To a large extent, the blame for that concealment of knowledge could be attributed to historians, those who have written (at the request of the hegemonic sectors, of the representatives of power) the history that unfortunately continues to include many of the Eurocentric, racist, aristocratic and bourgeois concepts of the 19th century.[ii]  In our school history books, for example, the route followed by Christopher Columbus and his sailors during their three voyages to Cuba and the Caribbean, has always been described in detail. We know that Columbus sailed from a town called Palos de Moguer, we know the name of his three ships, Niña, Pinta and Santa María, and even the name of the sailor, Rodrigo de Triana, who sighted land for the first time after a long journey from the European shores. We even know that Columbus said something like: "This is the most beautiful land that human eyes have ever seen," when he landed on Cuban soil. All these anecdotes recorded in our history books are about the conquistadores, the invaders, and those who would soon become dedicated producers of sugar with the slave manpower brought from Africa, once the indigenous population of our island had been exterminated. And who, a while later when liberating those slaves, would become our "founding fathers" and the "builders of our nationality," a concept that minimizes the importance of the slave uprisings that took place and figures like the free black Jose Antonio Aponte whose antislavery and anti-colonial conspiracy of 1812 occurred many years prior to the war of independence in 1868.  Shouldn’t the black Aponte at least be considered one of the true "fathers of the homeland?" Only very recently has the so-called “Slave Route” become known in relatively narrow academic circles. Now there is a small museum in the city of Matanzas. But few Cubans of African origin know from which place in Africa their forefathers came, neither do they know their original names, or to which ethnic group they belong; thus it is impossible to reconstruct their family histories. The history of outstanding figures of the population of African descent continues to be little known and recognized, in Cuba and all through America. If it were known, wouldn’t the descendants of those Africans be better able to feel pride?

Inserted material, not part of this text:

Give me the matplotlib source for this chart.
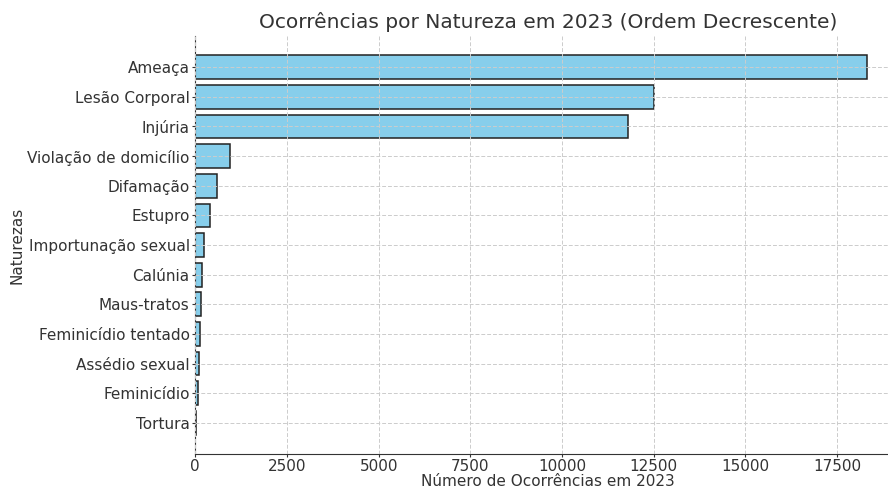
import matplotlib
matplotlib.use("Agg")
import matplotlib.pyplot as plt

naturezas = ["Ameaça", "Lesão Corporal", "Injúria", "Violação de domicílio",
             "Difamação", "Estupro", "Importunação sexual", "Calúnia",
             "Maus-tratos", "Feminicídio tentado", "Assédio sexual",
             "Feminicídio", "Tortura"]
ocorrencias = [18310, 12500, 11790, 950, 590, 395, 245, 185, 160, 125, 100, 70, 30]

txt = "#333333"
plt.rcParams["text.color"] = txt
plt.rcParams["axes.labelcolor"] = txt
plt.rcParams["xtick.color"] = txt
plt.rcParams["ytick.color"] = txt

fig = plt.figure(figsize=(8.88, 4.91), dpi=100)
ax = fig.add_axes([0.2199, 0.076, 0.794, 0.850])

ax.barh(naturezas, ocorrencias, color="skyblue", edgecolor="#222222", linewidth=1.1, height=0.8)
ax.invert_yaxis()
ax.grid(True, linestyle=(0, (4, 2)), color="#cccccc", linewidth=0.7)
ax.set_axisbelow(False)
ax.spines["top"].set_visible(False)
ax.spines["right"].set_visible(False)
ax.spines["left"].set_color(txt)
ax.spines["bottom"].set_color(txt)

ax.set_title("Ocorrências por Natureza em 2023 (Ordem Decrescente)", fontsize=14.5, pad=6)
ax.set_xlabel("Número de Ocorrências em 2023", fontsize=11, labelpad=0)
ax.set_ylabel("Naturezas", fontsize=11, labelpad=2)
ax.tick_params(labelsize=11, length=2, pad=2)

fig.savefig("out.png", dpi=100)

Magdalena Campos has dug, for many years, in those silences, showing  through her art, the history of the history-less, beginning with her own family, listening, taking notes, "speaking softly" with her grandmother and her mother, as it is said in the name of one of her exhibitions: "Spoken Softly with Mama" [iii].  Perhaps she is convinced that the history of each black family, no matter how poor their origins might seem, is the solid foundation on which to build the true history of Cuba and of humankind.   

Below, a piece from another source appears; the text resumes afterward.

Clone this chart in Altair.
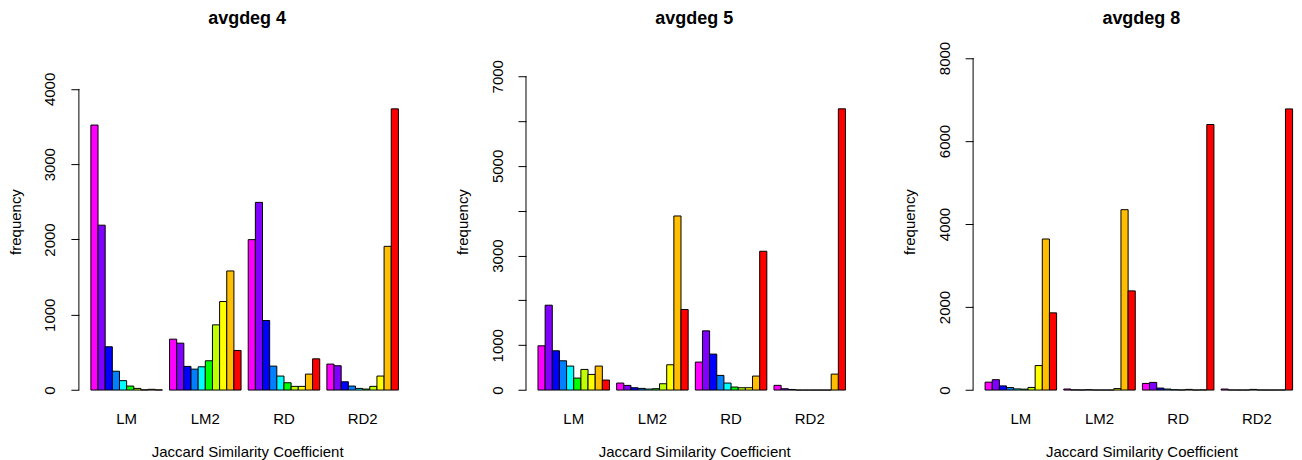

Magdalena Campos' second diaspora has to do with her departure to the United States, where she has resided since 1991, and with the estrangement from her native language, her family and social and cultural context. Although this is very different from her initial diaspora, it has evoked almost identical feelings in the artist. Her life in a different milieu seems to have elicited in her not only rewards, happiness and joys, but discomforts, pains and conflicts similar to those suffered by her distant African relatives when they arrived on these strange lands on the other side of Atlantic, or the Black Atlantic. Mutatis mutandis, is it not always about the same diaspora? 


[i] Ariel Ribeaux Diago Ni musicos ni deportistas (Notas para el Libro Oscuro), 1997.


[ii] Walterio Carbonell, Cómo surgió la cultura nacional, Ediciones Bachiller, Biblioteca Nacional Jose Marti, 2005.


[iii] María Magdalena Campos-Pons. Spoken Softly with Mama, National Gallery of Canada, Ottawa, Canada, 1998.